*WORK TO COMPLETE*. Pictures in the entries below are excluded; copy only the lines from the one containing "Reproduce this diagram with TikZ." to the one containing "minimum width=110\pxu] (analysis)", both included.

>> begin TASK INPUT

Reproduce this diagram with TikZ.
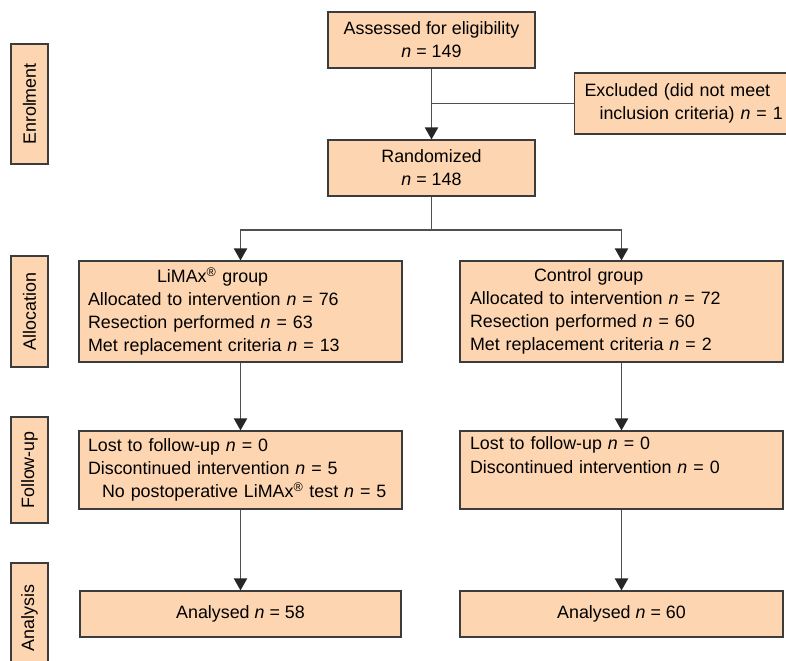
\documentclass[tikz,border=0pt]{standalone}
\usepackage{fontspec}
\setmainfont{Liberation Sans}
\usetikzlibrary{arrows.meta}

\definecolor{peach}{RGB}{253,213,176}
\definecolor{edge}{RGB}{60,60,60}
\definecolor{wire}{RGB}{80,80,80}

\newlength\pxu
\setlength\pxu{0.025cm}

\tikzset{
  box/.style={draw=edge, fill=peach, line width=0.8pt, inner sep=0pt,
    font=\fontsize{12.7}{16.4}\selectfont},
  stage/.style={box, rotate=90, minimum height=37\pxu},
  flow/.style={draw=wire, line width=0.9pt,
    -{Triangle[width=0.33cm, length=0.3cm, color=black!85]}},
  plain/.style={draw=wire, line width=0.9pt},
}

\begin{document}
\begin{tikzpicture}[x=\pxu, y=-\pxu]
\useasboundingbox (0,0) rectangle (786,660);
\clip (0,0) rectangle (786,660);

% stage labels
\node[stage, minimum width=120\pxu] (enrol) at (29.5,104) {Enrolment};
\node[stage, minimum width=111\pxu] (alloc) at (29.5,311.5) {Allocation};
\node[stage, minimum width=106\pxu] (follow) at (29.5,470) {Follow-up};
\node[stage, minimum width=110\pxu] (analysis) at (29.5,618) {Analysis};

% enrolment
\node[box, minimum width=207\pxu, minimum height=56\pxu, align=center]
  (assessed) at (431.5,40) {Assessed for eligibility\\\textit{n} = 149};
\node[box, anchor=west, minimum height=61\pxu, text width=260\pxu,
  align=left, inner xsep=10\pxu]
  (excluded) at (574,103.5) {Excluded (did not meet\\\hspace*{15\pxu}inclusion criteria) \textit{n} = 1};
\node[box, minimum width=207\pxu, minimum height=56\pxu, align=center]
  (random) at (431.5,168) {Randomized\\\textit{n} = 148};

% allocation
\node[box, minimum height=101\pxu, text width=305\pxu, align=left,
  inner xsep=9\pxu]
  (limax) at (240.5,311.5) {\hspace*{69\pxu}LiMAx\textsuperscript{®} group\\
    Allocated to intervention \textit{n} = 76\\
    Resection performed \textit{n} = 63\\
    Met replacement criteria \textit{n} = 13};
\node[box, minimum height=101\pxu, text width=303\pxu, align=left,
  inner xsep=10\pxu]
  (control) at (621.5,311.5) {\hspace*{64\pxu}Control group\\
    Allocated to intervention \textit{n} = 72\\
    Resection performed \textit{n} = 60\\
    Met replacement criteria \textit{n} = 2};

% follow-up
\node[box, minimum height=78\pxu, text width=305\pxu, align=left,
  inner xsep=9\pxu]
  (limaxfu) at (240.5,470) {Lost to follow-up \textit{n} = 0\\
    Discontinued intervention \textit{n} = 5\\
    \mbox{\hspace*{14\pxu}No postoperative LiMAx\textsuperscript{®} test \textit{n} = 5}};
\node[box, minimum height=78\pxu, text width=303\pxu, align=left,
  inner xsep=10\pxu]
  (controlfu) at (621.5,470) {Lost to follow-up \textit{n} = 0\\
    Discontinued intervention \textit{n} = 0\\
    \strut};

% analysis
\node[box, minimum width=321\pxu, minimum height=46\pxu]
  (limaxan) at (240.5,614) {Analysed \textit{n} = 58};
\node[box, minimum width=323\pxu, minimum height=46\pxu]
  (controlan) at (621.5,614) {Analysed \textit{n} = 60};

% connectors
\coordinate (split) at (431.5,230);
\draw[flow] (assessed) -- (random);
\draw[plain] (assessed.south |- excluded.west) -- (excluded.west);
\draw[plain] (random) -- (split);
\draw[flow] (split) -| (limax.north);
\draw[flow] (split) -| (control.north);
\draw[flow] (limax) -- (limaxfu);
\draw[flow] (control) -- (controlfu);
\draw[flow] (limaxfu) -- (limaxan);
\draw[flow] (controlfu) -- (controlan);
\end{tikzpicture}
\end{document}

>> end TASK INPUT
>> begin TASK INPUT

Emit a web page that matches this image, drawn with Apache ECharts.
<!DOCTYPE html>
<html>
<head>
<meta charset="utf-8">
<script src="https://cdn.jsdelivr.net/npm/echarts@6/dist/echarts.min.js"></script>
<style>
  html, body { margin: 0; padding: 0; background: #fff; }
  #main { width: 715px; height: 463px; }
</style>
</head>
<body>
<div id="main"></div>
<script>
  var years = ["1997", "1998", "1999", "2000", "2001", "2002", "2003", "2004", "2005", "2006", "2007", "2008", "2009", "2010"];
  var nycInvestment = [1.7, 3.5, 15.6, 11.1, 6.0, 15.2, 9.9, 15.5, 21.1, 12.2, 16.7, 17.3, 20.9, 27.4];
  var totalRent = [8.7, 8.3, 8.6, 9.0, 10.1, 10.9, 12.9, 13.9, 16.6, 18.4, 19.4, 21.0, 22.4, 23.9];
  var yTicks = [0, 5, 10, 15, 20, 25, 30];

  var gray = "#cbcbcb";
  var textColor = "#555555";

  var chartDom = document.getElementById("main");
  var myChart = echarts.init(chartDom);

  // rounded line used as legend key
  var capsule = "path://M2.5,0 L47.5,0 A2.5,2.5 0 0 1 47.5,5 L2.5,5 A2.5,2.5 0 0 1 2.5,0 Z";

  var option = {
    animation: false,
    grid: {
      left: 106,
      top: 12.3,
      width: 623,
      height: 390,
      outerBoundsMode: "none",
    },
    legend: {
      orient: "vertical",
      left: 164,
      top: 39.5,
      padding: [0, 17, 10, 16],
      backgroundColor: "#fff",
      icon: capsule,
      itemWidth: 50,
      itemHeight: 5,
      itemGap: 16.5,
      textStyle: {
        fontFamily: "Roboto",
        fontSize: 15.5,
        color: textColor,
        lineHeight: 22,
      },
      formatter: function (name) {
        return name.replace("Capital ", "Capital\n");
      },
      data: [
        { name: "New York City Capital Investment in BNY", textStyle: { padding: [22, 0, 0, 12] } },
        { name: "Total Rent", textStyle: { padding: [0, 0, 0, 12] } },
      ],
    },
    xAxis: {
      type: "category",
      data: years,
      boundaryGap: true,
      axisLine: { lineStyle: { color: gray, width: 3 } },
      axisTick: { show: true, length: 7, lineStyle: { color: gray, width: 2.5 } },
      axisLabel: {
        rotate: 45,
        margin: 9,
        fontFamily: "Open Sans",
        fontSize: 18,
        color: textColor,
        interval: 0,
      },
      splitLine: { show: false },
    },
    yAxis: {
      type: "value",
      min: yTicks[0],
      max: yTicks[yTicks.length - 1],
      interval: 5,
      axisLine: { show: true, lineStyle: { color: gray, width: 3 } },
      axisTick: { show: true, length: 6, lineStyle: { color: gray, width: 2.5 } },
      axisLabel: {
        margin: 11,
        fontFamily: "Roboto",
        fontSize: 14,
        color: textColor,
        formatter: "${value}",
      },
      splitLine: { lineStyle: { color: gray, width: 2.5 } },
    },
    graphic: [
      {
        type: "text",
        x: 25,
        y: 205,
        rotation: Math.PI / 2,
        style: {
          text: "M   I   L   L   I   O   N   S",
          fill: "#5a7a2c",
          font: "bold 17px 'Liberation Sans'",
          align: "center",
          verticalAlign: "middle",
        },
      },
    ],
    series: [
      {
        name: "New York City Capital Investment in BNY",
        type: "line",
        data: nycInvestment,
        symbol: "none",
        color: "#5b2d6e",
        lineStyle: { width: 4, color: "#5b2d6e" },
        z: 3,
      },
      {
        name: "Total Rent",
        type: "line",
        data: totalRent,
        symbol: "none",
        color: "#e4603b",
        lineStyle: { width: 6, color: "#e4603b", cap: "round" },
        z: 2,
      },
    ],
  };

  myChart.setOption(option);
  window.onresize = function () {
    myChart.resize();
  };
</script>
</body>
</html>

>> end TASK INPUT
>> begin TASK INPUT

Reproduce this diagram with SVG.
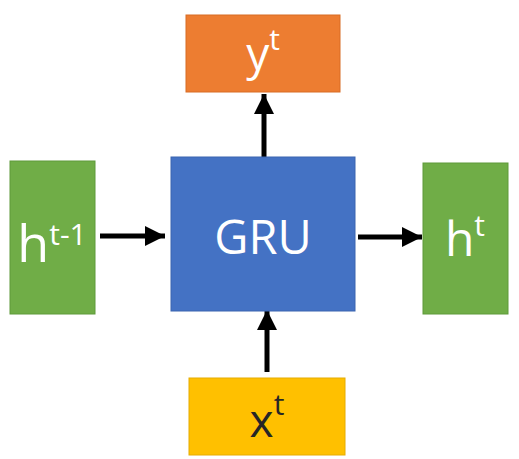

>> end TASK INPUT

*OUTPUT FOR THIS EXERCISE*.
Reproduce this diagram with TikZ.
\documentclass[tikz,border=0pt]{standalone}
\usepackage{fontspec}
\setmainfont{Liberation Sans}
\usetikzlibrary{arrows.meta}

\definecolor{peach}{RGB}{253,213,176}
\definecolor{edge}{RGB}{60,60,60}
\definecolor{wire}{RGB}{80,80,80}

\newlength\pxu
\setlength\pxu{0.025cm}

\tikzset{
  box/.style={draw=edge, fill=peach, line width=0.8pt, inner sep=0pt,
    font=\fontsize{12.7}{16.4}\selectfont},
  stage/.style={box, rotate=90, minimum height=37\pxu},
  flow/.style={draw=wire, line width=0.9pt,
    -{Triangle[width=0.33cm, length=0.3cm, color=black!85]}},
  plain/.style={draw=wire, line width=0.9pt},
}

\begin{document}
\begin{tikzpicture}[x=\pxu, y=-\pxu]
\useasboundingbox (0,0) rectangle (786,660);
\clip (0,0) rectangle (786,660);

% stage labels
\node[stage, minimum width=120\pxu] (enrol) at (29.5,104) {Enrolment};
\node[stage, minimum width=111\pxu] (alloc) at (29.5,311.5) {Allocation};
\node[stage, minimum width=106\pxu] (follow) at (29.5,470) {Follow-up};
\node[stage, minimum width=110\pxu] (analysis) at (29.5,618) {Analysis};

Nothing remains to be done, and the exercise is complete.